Re: training for new DBA's

From: Martin Bach <>
Date: Wed, 19 Feb 2014 09:07:16 +0100
Message-ID: <>

Good morning everyone,

I have been following this thread and found it very interesting. So far all I did was lurking but the last post prompted a more general reply (and reminded me of Sir Alan Sugar).

So when a DBA is in a position to having to restore service, what do you do? I personally opted for Data Guard or similar replication technology in all the sites I worked. Today's database sizes make it difficult to restore within a reasonable amount of time. Unfortunately "reasonable" does not necessarily reflect what's technically possible but what the "business" is willing to tolerate.

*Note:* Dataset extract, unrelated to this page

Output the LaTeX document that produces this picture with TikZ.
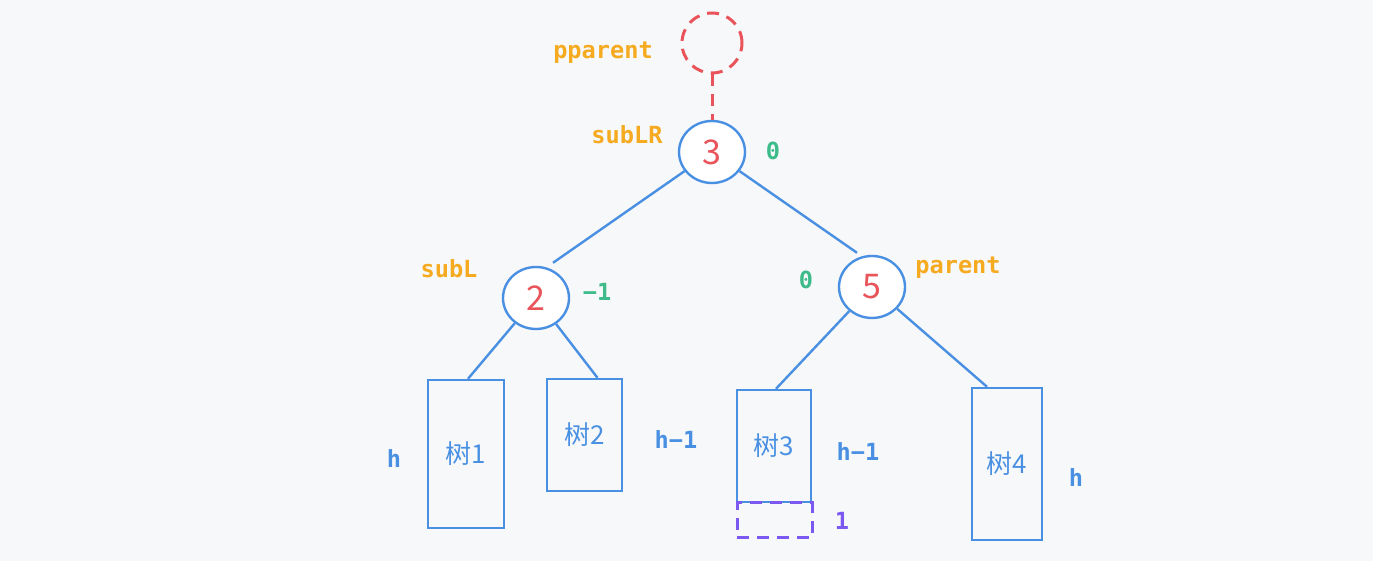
\documentclass[tikz,border=0pt]{standalone}
\usepackage{fontspec}
\setmonofont{DejaVu Sans Mono}
\newfontfamily\cjk{Noto Sans CJK SC}
\usetikzlibrary{shapes.geometric,calc}
\definecolor{bgc}{HTML}{F7F8FA}
\definecolor{bl}{HTML}{4A90E2}
\definecolor{rd}{HTML}{E9545A}
\definecolor{og}{HTML}{F5AA20}
\definecolor{gn}{HTML}{3DBB8A}
\definecolor{pu}{HTML}{7B59F0}
\tikzset{
  tnode/.style={ellipse,draw=bl,fill=white,line width=1.2pt,minimum width=33pt,minimum height=31pt,inner sep=0pt,text=rd,font=\cjk\fontsize{17}{17}\selectfont},
  ghost/.style={circle,draw=rd,line width=1.5pt,dash pattern=on 6pt off 4pt,minimum size=30pt,inner sep=0pt},
  tree/.style={rectangle,draw=bl,line width=1.2pt,inner sep=0pt,text=bl,font=\cjk\fontsize{13}{13}\selectfont},
  edge/.style={draw=bl,line width=1.2pt},
  olab/.style={text=og,font=\ttfamily\bfseries\fontsize{11.8}{12}\selectfont,inner sep=0pt},
  glab/.style={text=gn,font=\ttfamily\bfseries\fontsize{11.8}{12}\selectfont,inner sep=0pt},
  blab/.style={text=bl,font=\ttfamily\bfseries\fontsize{11.8}{12}\selectfont,inner sep=0pt},
  plab/.style={text=pu,font=\ttfamily\bfseries\fontsize{11.8}{12}\selectfont,inner sep=0pt},
}
\begin{document}
\begin{tikzpicture}[x=0.5pt,y=-0.5pt]
\useasboundingbox (0,0) rectangle (1373,561);
\fill[bgc] (0,0) rectangle (1373,561);
% nodes
\node[ghost] (pp) at (712,43) {};
\node[tnode] (n3) at (712,152) {3};
\node[tnode] (n2) at (536,298) {2};
\node[tnode] (n5) at (872,287) {5};
\node[tree,minimum width=38pt,minimum height=74pt] (t1) at (466,454) {树1};
\node[tree,minimum width=37.5pt,minimum height=56pt] (t2) at (584.5,435) {树2};
\node[tree,minimum width=37pt,minimum height=56pt] (t3) at (774,446) {树3};
\node[tree,minimum width=35pt,minimum height=76pt] (t4) at (1007,464) {树4};
\node[rectangle,draw=pu,line width=1.5pt,dash pattern=on 6pt off 4pt,minimum width=37.5pt,minimum height=17.5pt,inner sep=0pt] (ex) at (774.5,520.5) {};
% connectors
\draw[draw=rd,line width=1.5pt,dash pattern=on 6pt off 4pt] (pp.south) -- (n3.north);
\draw[edge] (n3) -- ($(n2.north)+(17,-3)$);
\draw[edge] (n3) -- ($(n5.north)+(-15,-2)$);
\draw[edge] (n2) -- ($(t1.north)+(2,0)$);
\draw[edge] (n2) -- ($(t2.north)+(13,0)$);
\draw[edge] (n5) -- ($(t3.north)+(2,0)$);
\draw[edge] (n5) -- ($(t4.north)+(-20,0)$);
% labels
\node[olab] (lpp) at (603,53) {pparent};
\node[olab] (llr) at (627,135) {subLR};
\node[glab] (b3) at (773,151) {0};
\node[olab] (ll) at (449,269) {subL};
\node[glab] (b2) at (597,292) {−1};
\node[glab] (b5) at (806,280) {0};
\node[olab] (lp) at (958,268) {parent};
\node[blab] (h1) at (394,459) {h};
\node[blab] (h2) at (676,440) {h−1};
\node[blab] (h3) at (858,452) {h−1};
\node[blab] (h4) at (1076,478) {h};
\node[plab] (one) at (842,521) {1};
\end{tikzpicture}
\end{document}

Activating a standby removes the need to restore, but the problem must be suitable. Logical corruption will require a point in time recovery and you'd have to have another standby with delayed redo application to counter that, and a bit of luck. Having image copies of your database in the FRA seems like a nice thing to have but effectively doubles your space requirements. Those image copies can be rolled forward very quickly and cut the restore time to near 0 though.

So I wonder who has the time (-> management behind your desk) to first create a backup of say a 10 TB database and then begins working on the restore operation. Please don't get me wrong, I agree that you must be able to get back to where you started, but at the same time wonder if that is possible. While you are taking the backup you obviously can't start working on restoring the service. A split mirror ("BCV copy") would be almost ideal. Split the mirror, take the backup of the broken database while working on restoring service....

What is your experience?

Martin Bach

On 19 February 2014 04:40:32 CET, Dave Morgan <> wrote:

    On 02/17/2014 08:42 AM, Jeff C wrote:

        Do you have them backup all the datafiles before starting
        recovery? If you have a 500g database that will take a long while?

    Basic rule for a (production) DBA is he/she must be able to return to where they started at ALL TIMES!

    If a recovery cannot be done because something is "changed or lost" then the outage is of infinite     length. Therefore, the amount of time a successful recovery takes is irrelevant.

    All it takes is one corrupt file in the backup/recovery system and a company can be in a world of hurt.

    Ohh, I can't do that, it will take tooo long to do it properly. Wrong attitude, you're gone!